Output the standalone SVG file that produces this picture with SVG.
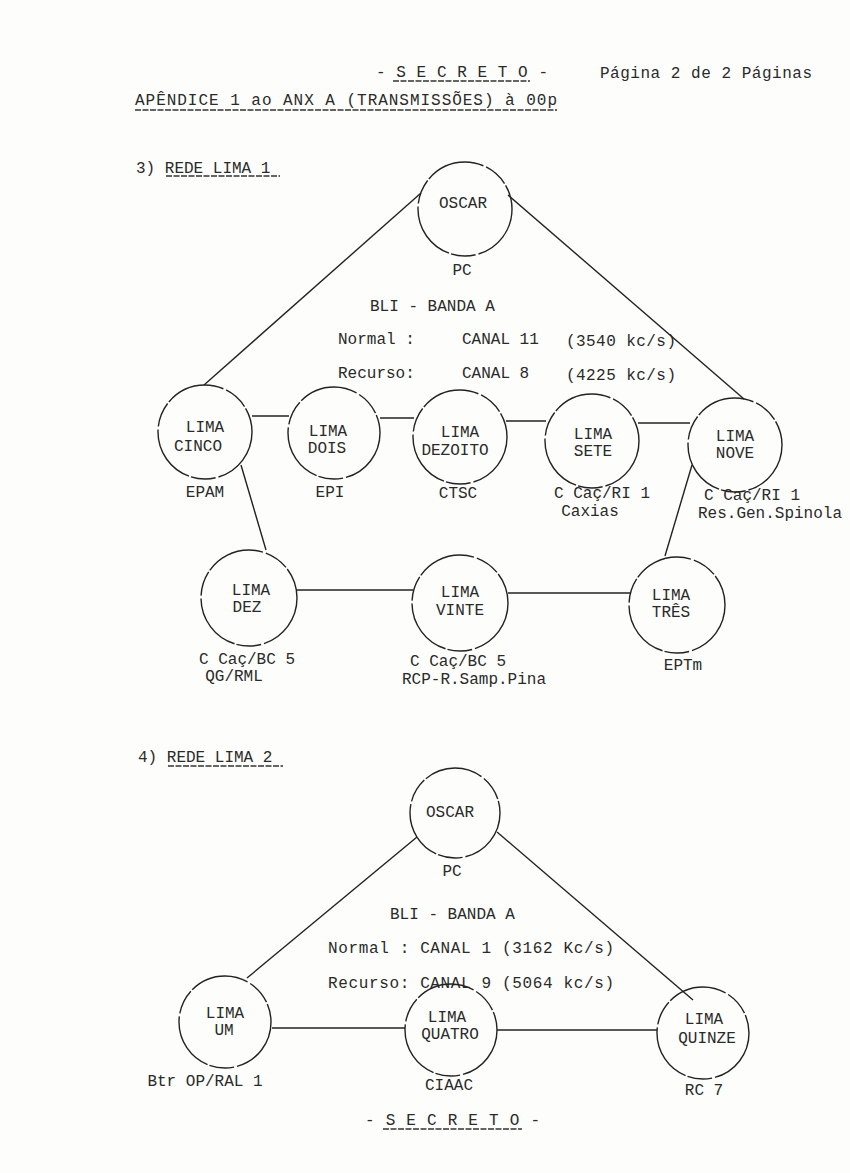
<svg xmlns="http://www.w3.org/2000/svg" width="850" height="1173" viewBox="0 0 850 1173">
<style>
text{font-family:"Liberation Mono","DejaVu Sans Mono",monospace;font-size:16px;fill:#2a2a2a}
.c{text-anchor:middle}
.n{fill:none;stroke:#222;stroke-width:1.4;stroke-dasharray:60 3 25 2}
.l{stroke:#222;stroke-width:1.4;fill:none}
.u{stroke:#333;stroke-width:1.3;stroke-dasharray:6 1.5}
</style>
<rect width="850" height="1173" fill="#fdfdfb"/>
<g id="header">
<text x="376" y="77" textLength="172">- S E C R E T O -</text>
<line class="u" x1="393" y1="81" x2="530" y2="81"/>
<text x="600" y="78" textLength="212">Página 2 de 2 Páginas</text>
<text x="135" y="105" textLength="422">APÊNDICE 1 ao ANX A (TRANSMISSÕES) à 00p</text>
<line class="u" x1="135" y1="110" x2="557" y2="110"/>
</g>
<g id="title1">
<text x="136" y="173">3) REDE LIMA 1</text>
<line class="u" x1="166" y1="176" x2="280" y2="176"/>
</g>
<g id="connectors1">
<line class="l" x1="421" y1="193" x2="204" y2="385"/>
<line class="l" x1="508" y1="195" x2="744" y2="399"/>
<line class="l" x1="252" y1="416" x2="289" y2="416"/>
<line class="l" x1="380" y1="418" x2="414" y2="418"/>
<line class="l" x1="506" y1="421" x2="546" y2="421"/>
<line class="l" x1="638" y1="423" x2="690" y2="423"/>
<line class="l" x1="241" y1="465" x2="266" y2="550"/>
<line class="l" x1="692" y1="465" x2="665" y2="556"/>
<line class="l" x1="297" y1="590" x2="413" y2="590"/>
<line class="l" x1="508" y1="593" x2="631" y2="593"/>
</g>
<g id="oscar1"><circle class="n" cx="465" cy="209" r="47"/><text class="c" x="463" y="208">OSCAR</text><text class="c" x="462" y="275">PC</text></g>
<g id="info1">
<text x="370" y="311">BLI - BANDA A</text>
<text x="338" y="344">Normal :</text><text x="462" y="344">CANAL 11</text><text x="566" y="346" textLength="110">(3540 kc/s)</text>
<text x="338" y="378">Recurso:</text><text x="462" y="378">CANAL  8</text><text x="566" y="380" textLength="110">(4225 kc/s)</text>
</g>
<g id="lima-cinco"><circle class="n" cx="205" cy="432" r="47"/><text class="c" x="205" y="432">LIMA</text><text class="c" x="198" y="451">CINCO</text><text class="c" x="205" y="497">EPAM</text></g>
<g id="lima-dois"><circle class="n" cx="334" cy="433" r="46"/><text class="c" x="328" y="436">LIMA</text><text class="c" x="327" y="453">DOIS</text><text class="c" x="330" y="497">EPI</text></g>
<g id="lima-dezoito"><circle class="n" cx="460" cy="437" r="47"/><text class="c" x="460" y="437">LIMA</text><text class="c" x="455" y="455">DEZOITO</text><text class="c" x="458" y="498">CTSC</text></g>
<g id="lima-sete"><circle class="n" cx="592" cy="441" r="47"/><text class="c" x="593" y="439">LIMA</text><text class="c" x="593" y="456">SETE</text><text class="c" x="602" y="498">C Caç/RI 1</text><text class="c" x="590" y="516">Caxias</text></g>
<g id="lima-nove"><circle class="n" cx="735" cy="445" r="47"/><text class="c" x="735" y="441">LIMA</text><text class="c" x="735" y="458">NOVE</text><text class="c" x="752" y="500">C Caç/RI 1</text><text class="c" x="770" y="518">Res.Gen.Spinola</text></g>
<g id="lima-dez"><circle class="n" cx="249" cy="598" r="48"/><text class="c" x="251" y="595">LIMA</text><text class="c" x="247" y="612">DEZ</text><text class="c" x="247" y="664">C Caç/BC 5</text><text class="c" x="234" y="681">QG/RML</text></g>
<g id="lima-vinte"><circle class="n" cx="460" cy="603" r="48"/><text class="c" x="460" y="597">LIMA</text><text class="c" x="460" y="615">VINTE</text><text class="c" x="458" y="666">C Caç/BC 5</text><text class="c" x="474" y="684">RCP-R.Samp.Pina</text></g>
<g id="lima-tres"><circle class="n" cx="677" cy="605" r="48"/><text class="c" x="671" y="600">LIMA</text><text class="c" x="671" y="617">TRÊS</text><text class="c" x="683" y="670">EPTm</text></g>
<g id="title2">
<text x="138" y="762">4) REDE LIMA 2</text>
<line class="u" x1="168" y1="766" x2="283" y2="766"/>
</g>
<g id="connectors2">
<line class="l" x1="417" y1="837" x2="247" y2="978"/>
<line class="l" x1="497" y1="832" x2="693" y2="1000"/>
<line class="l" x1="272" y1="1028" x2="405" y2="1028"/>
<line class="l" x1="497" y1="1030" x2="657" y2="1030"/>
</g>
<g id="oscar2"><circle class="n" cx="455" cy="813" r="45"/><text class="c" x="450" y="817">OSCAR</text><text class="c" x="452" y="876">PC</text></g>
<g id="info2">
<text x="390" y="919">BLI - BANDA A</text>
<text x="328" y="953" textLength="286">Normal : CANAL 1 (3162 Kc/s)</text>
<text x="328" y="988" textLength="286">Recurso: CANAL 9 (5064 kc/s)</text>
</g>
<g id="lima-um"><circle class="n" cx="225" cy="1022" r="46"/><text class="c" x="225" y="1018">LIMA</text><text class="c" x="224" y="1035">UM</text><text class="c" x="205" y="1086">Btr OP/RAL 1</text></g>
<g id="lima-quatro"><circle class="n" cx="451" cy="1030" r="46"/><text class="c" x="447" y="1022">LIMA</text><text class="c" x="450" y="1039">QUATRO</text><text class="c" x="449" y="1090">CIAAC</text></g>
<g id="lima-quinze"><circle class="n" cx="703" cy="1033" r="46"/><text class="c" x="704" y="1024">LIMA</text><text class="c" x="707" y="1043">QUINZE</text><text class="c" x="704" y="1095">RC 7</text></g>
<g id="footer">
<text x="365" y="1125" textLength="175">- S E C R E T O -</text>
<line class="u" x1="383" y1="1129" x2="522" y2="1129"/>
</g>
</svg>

________

> **EXERCISE TASK**
Repeat the material above in full and unchanged, minus its images.

> **EXPECTED OUTPUT**
Output the standalone SVG file that produces this picture with SVG.
<svg xmlns="http://www.w3.org/2000/svg" width="850" height="1173" viewBox="0 0 850 1173">
<style>
text{font-family:"Liberation Mono","DejaVu Sans Mono",monospace;font-size:16px;fill:#2a2a2a}
.c{text-anchor:middle}
.n{fill:none;stroke:#222;stroke-width:1.4;stroke-dasharray:60 3 25 2}
.l{stroke:#222;stroke-width:1.4;fill:none}
.u{stroke:#333;stroke-width:1.3;stroke-dasharray:6 1.5}
</style>
<rect width="850" height="1173" fill="#fdfdfb"/>
<g id="header">
<text x="376" y="77" textLength="172">- S E C R E T O -</text>
<line class="u" x1="393" y1="81" x2="530" y2="81"/>
<text x="600" y="78" textLength="212">Página 2 de 2 Páginas</text>
<text x="135" y="105" textLength="422">APÊNDICE 1 ao ANX A (TRANSMISSÕES) à 00p</text>
<line class="u" x1="135" y1="110" x2="557" y2="110"/>
</g>
<g id="title1">
<text x="136" y="173">3) REDE LIMA 1</text>
<line class="u" x1="166" y1="176" x2="280" y2="176"/>
</g>
<g id="connectors1">
<line class="l" x1="421" y1="193" x2="204" y2="385"/>
<line class="l" x1="508" y1="195" x2="744" y2="399"/>
<line class="l" x1="252" y1="416" x2="289" y2="416"/>
<line class="l" x1="380" y1="418" x2="414" y2="418"/>
<line class="l" x1="506" y1="421" x2="546" y2="421"/>
<line class="l" x1="638" y1="423" x2="690" y2="423"/>
<line class="l" x1="241" y1="465" x2="266" y2="550"/>
<line class="l" x1="692" y1="465" x2="665" y2="556"/>
<line class="l" x1="297" y1="590" x2="413" y2="590"/>
<line class="l" x1="508" y1="593" x2="631" y2="593"/>
</g>
<g id="oscar1"><circle class="n" cx="465" cy="209" r="47"/><text class="c" x="463" y="208">OSCAR</text><text class="c" x="462" y="275">PC</text></g>
<g id="info1">
<text x="370" y="311">BLI - BANDA A</text>
<text x="338" y="344">Normal :</text><text x="462" y="344">CANAL 11</text><text x="566" y="346" textLength="110">(3540 kc/s)</text>
<text x="338" y="378">Recurso:</text><text x="462" y="378">CANAL  8</text><text x="566" y="380" textLength="110">(4225 kc/s)</text>
</g>
<g id="lima-cinco"><circle class="n" cx="205" cy="432" r="47"/><text class="c" x="205" y="432">LIMA</text><text class="c" x="198" y="451">CINCO</text><text class="c" x="205" y="497">EPAM</text></g>
<g id="lima-dois"><circle class="n" cx="334" cy="433" r="46"/><text class="c" x="328" y="436">LIMA</text><text class="c" x="327" y="453">DOIS</text><text class="c" x="330" y="497">EPI</text></g>
<g id="lima-dezoito"><circle class="n" cx="460" cy="437" r="47"/><text class="c" x="460" y="437">LIMA</text><text class="c" x="455" y="455">DEZOITO</text><text class="c" x="458" y="498">CTSC</text></g>
<g id="lima-sete"><circle class="n" cx="592" cy="441" r="47"/><text class="c" x="593" y="439">LIMA</text><text class="c" x="593" y="456">SETE</text><text class="c" x="602" y="498">C Caç/RI 1</text><text class="c" x="590" y="516">Caxias</text></g>
<g id="lima-nove"><circle class="n" cx="735" cy="445" r="47"/><text class="c" x="735" y="441">LIMA</text><text class="c" x="735" y="458">NOVE</text><text class="c" x="752" y="500">C Caç/RI 1</text><text class="c" x="770" y="518">Res.Gen.Spinola</text></g>
<g id="lima-dez"><circle class="n" cx="249" cy="598" r="48"/><text class="c" x="251" y="595">LIMA</text><text class="c" x="247" y="612">DEZ</text><text class="c" x="247" y="664">C Caç/BC 5</text><text class="c" x="234" y="681">QG/RML</text></g>
<g id="lima-vinte"><circle class="n" cx="460" cy="603" r="48"/><text class="c" x="460" y="597">LIMA</text><text class="c" x="460" y="615">VINTE</text><text class="c" x="458" y="666">C Caç/BC 5</text><text class="c" x="474" y="684">RCP-R.Samp.Pina</text></g>
<g id="lima-tres"><circle class="n" cx="677" cy="605" r="48"/><text class="c" x="671" y="600">LIMA</text><text class="c" x="671" y="617">TRÊS</text><text class="c" x="683" y="670">EPTm</text></g>
<g id="title2">
<text x="138" y="762">4) REDE LIMA 2</text>
<line class="u" x1="168" y1="766" x2="283" y2="766"/>
</g>
<g id="connectors2">
<line class="l" x1="417" y1="837" x2="247" y2="978"/>
<line class="l" x1="497" y1="832" x2="693" y2="1000"/>
<line class="l" x1="272" y1="1028" x2="405" y2="1028"/>
<line class="l" x1="497" y1="1030" x2="657" y2="1030"/>
</g>
<g id="oscar2"><circle class="n" cx="455" cy="813" r="45"/><text class="c" x="450" y="817">OSCAR</text><text class="c" x="452" y="876">PC</text></g>
<g id="info2">
<text x="390" y="919">BLI - BANDA A</text>
<text x="328" y="953" textLength="286">Normal : CANAL 1 (3162 Kc/s)</text>
<text x="328" y="988" textLength="286">Recurso: CANAL 9 (5064 kc/s)</text>
</g>
<g id="lima-um"><circle class="n" cx="225" cy="1022" r="46"/><text class="c" x="225" y="1018">LIMA</text><text class="c" x="224" y="1035">UM</text><text class="c" x="205" y="1086">Btr OP/RAL 1</text></g>
<g id="lima-quatro"><circle class="n" cx="451" cy="1030" r="46"/><text class="c" x="447" y="1022">LIMA</text><text class="c" x="450" y="1039">QUATRO</text><text class="c" x="449" y="1090">CIAAC</text></g>
<g id="lima-quinze"><circle class="n" cx="703" cy="1033" r="46"/><text class="c" x="704" y="1024">LIMA</text><text class="c" x="707" y="1043">QUINZE</text><text class="c" x="704" y="1095">RC 7</text></g>
<g id="footer">
<text x="365" y="1125" textLength="175">- S E C R E T O -</text>
<line class="u" x1="383" y1="1129" x2="522" y2="1129"/>
</g>
</svg>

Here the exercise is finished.